Here’s the thing about edge computing in transportation: it’s not just about raw performance numbers. The real challenge is building something that can survive years of vibration, temperature swings, and constant operation while still delivering the computational muscle needed for real-time decision making. That 262 TOPS figure sounds impressive, but what’s more telling is the rugged construction and wide temperature tolerance. Basically, this isn’t a server room component – it’s meant to be bolted onto vehicles or installed in roadside cabinets where reliability matters more than benchmark scores.

And that’s where the Intel partnership becomes interesting. By building around Intel’s ecosystem, JHCTECH gets access to Intel’s edge AI software tools and optimization resources. But there’s a trade-off here too. While Intel provides a mature software stack, some competitors are pushing different architectures that might offer better performance per watt. Still, for transportation applications where reliability and long-term support matter, the Intel path probably makes sense.

The Smart Transportation Arms Race

What’s really telling is that JHCTECH isn’t just releasing one product – they’ve got the BRAV-7820 in their lineup too, which supports multi-sensor fusion with up to 8 cameras and 4 radars. That suggests they’re seeing real demand for these kinds of systems right now. Smart cities and V2X (vehicle-to-everything) communication are moving from pilot projects to actual deployment, and the hardware needs to be ready.

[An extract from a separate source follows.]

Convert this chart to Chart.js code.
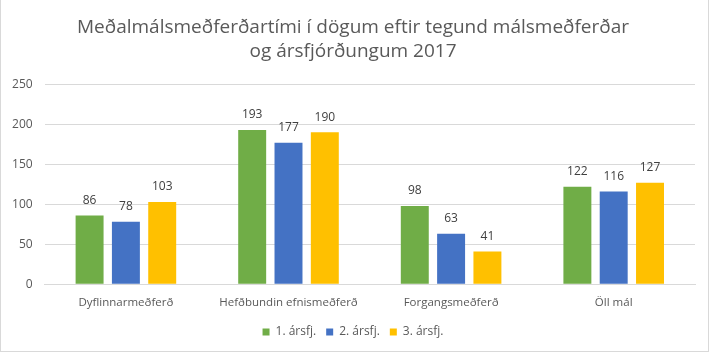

Look, the transportation industry is undergoing its biggest transformation since the invention of the automobile. We’re talking about systems that need to process sensor data from lidar, cameras, and radar simultaneously, make split-second decisions, and do it all while bouncing down a highway at 70 mph. The BRAV-7722 represents the kind of specialized hardware that makes this possible – it’s not just a repurposed server, but something built specifically for these extreme conditions.

Where This Gets Tricky

Now, here’s the million-dollar question: can the industry actually deploy this stuff at scale? The hardware might be ready, but we’re still figuring out the infrastructure, the regulations, and the business models. A rugged edge computer is one thing – building an entire smart transportation network around it is another challenge entirely.

And let’s be honest about those performance claims. 262 TOPS sounds great on paper, but real-world AI performance depends heavily on software optimization, memory bandwidth, and thermal management. In a sealed box operating in direct sunlight, can it sustain that performance? That’s what separates marketing specs from actual deployment-ready systems.

Still, seeing specialized hardware like this emerge tells me the smart transportation market is maturing fast. Companies aren’t just throwing general-purpose servers at the problem anymore – they’re building exactly what the industry needs. That’s progress, even if we’re still years away from seeing this technology everywhere.